国交省やJAL、管制を担当する航空自衛隊千歳管制隊によると、管制官は、先着した2503便が滑走路から誘導路に出るのを待つ必要があるため、502便には滑走路に入って待機し、離陸に備えるよう指示。だが502便は離陸許可が出たと思い、滑走を開始。管制官はレーダーで動き出したことを感知し、離陸の停止を命じた。

 502便は3千メートル滑走路を走って時速約110キロに達し、2503便との間隔が約1800メートルまで迫った時点で、停止措置をとった。2503便は滑走路の一番先の誘導路から出る予定で進んでおり、2機は停止するまでに千数百メートルまで接近したとみられる。

 トラブル発生時、新千歳空港は2本の滑走路のうち雪のため1本しか使っていなかった。視界も500メートル程度と悪かったという。
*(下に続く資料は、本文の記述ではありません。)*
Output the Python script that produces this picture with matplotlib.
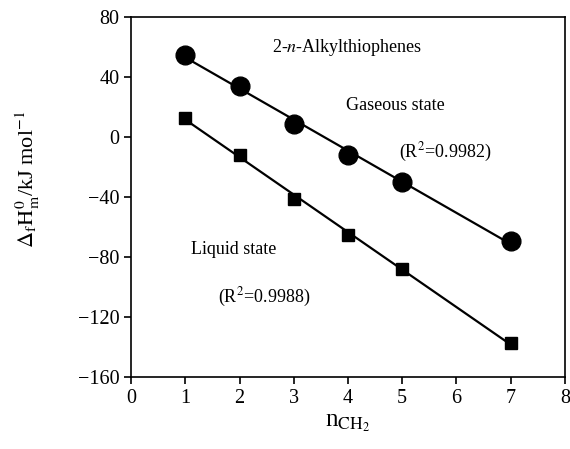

 502便は欠航。乗客428人は5時間以上待たされ、後続便に乗り換えるなどした。

    ◇

 JALは3年前にも、同じ新千歳空港で同様のトラブルを起こしている。その後、パイロット同士が管制官の指示を確認しあう再発防止策を立てていたが、今回、効果を発揮していなかった可能性がある。

 05年1月22日夜、羽田行きのB777型機が管制官から滑走路上で待機するよう指示されたが、そのまま滑走を開始。管制官の指示ですぐに停止したが、前方にいた着陸機と約1キロまで接近した。パイロットは「離陸準備に気をとられていた」と話したという。

 このトラブルを受けて、JALは離陸や高度変更など重要な管制指示については、機長と副操縦士が復唱して確認しあう「確認会話」を徹底した。離陸指示が出た場合は確認しあい、出ていなければどちらかが気づくはずだ。担当者は「確認したうえで誤ったのか、確認し忘れたのか、まだはっきりしない」として社内調査を急いでいる。

 今回の便も前回同様、降雪で50分近い遅れが出ていた。早く離陸しようと焦っていて重要なことを忘れる「ハリアップ症候群」にパイロットが陥っていた可能性もある。